**Task**
Repeat the listing below word for word, stopping after the line that contains "4.48, 4.38, 4.31];".

**Stored data**

☆ ☆ ☆ ☆ ☆

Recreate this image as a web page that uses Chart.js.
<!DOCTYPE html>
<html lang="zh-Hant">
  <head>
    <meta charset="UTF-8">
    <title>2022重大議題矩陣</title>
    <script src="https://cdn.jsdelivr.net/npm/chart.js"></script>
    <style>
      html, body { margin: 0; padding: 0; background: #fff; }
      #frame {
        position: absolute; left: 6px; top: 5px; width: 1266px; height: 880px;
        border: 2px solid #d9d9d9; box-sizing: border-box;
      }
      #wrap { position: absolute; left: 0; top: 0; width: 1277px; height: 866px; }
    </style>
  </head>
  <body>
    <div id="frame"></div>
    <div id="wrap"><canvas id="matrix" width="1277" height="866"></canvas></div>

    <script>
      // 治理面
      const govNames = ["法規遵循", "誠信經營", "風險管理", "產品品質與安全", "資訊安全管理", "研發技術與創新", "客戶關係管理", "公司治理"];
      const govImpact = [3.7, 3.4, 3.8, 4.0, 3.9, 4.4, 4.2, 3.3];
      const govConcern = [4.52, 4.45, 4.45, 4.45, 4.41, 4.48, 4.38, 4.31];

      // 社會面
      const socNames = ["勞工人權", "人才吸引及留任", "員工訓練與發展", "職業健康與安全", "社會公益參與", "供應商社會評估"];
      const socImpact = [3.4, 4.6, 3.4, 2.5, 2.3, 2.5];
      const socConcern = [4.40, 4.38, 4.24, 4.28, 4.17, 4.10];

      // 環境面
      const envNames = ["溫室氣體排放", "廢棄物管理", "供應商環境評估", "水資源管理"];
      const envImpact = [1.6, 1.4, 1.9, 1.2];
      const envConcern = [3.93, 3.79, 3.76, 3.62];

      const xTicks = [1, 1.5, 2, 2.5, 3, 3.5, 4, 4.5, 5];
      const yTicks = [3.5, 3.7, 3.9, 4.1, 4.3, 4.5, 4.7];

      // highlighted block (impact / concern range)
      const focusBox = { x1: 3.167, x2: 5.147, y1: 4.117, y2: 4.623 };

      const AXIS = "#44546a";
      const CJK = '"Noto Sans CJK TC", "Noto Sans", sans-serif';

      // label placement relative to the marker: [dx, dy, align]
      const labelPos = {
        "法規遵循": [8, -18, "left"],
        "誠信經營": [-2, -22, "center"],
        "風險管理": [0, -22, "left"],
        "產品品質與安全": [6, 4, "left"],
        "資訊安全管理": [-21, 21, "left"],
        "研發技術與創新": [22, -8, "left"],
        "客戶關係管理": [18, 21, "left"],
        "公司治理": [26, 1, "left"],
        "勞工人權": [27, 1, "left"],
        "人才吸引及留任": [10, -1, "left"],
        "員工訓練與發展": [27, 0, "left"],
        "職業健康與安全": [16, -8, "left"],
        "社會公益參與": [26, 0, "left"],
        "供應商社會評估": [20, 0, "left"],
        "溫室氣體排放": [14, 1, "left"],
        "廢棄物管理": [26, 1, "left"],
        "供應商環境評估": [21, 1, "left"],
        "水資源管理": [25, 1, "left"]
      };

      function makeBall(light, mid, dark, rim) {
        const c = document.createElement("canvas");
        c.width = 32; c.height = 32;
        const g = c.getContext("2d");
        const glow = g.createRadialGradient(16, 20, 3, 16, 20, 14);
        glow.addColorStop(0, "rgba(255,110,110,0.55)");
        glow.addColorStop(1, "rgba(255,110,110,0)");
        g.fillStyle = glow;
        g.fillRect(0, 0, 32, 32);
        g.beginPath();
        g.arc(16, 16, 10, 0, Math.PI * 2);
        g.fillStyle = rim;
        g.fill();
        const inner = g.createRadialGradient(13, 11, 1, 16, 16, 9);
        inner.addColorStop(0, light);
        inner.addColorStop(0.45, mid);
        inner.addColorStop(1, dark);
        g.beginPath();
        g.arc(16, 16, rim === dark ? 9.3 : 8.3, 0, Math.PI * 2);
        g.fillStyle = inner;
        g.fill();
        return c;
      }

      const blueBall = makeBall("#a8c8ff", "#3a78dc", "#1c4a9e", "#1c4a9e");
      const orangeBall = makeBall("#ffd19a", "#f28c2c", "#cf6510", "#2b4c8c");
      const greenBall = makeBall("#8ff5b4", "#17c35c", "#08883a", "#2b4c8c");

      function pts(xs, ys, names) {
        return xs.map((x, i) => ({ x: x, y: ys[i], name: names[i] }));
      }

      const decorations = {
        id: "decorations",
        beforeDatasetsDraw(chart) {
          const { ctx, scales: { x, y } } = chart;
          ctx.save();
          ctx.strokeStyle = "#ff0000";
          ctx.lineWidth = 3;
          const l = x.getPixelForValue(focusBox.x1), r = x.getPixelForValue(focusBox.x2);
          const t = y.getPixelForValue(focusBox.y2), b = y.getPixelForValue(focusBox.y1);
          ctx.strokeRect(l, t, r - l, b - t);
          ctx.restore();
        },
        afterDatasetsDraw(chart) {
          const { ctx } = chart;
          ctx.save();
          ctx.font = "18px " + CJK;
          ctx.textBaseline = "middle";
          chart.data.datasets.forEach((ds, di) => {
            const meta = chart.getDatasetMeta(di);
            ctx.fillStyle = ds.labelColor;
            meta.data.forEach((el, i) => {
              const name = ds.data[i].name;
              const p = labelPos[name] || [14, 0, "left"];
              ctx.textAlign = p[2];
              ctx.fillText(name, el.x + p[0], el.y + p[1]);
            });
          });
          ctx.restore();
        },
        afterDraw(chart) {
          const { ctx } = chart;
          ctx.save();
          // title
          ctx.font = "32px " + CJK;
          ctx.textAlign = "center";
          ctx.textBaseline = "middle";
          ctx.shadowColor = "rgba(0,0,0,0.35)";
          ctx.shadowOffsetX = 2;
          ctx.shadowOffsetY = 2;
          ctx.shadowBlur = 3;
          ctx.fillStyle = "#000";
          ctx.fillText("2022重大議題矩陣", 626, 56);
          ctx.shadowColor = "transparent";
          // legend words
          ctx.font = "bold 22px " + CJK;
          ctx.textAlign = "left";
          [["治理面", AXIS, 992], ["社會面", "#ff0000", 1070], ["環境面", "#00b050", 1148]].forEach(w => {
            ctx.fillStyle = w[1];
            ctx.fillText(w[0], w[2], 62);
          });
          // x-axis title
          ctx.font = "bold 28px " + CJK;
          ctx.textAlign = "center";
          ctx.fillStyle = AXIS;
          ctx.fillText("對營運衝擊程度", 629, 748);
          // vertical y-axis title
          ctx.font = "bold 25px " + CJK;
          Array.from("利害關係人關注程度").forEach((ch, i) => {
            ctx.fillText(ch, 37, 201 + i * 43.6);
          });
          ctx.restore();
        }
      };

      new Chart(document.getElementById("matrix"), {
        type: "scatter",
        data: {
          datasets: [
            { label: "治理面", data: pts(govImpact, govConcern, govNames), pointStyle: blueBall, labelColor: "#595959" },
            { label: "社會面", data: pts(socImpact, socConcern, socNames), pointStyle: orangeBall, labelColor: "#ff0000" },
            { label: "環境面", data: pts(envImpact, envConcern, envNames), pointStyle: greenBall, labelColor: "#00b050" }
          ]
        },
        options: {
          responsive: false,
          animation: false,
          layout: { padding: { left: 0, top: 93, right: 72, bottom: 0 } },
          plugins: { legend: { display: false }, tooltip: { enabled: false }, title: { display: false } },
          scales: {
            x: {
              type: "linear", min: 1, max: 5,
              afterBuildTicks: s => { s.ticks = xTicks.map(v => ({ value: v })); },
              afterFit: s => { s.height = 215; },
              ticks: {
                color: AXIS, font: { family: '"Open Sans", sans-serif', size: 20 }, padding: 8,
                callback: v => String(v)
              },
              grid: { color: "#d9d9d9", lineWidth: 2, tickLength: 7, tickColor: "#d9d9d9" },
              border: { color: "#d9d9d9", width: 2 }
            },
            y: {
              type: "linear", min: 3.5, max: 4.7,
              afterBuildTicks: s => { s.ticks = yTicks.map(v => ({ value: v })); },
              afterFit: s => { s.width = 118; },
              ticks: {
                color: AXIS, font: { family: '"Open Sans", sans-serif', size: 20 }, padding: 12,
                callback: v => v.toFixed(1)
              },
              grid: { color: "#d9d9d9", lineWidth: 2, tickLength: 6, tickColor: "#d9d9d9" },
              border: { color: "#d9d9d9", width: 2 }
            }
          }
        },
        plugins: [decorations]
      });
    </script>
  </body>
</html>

☆ ☆ ☆ ☆ ☆

**Exercise output**
Recreate this image as a web page that uses Chart.js.
<!DOCTYPE html>
<html lang="zh-Hant">
  <head>
    <meta charset="UTF-8">
    <title>2022重大議題矩陣</title>
    <script src="https://cdn.jsdelivr.net/npm/chart.js"></script>
    <style>
      html, body { margin: 0; padding: 0; background: #fff; }
      #frame {
        position: absolute; left: 6px; top: 5px; width: 1266px; height: 880px;
        border: 2px solid #d9d9d9; box-sizing: border-box;
      }
      #wrap { position: absolute; left: 0; top: 0; width: 1277px; height: 866px; }
    </style>
  </head>
  <body>
    <div id="frame"></div>
    <div id="wrap"><canvas id="matrix" width="1277" height="866"></canvas></div>

    <script>
      // 治理面
      const govNames = ["法規遵循", "誠信經營", "風險管理", "產品品質與安全", "資訊安全管理", "研發技術與創新", "客戶關係管理", "公司治理"];
      const govImpact = [3.7, 3.4, 3.8, 4.0, 3.9, 4.4, 4.2, 3.3];
      const govConcern = [4.52, 4.45, 4.45, 4.45, 4.41, 4.48, 4.38, 4.31];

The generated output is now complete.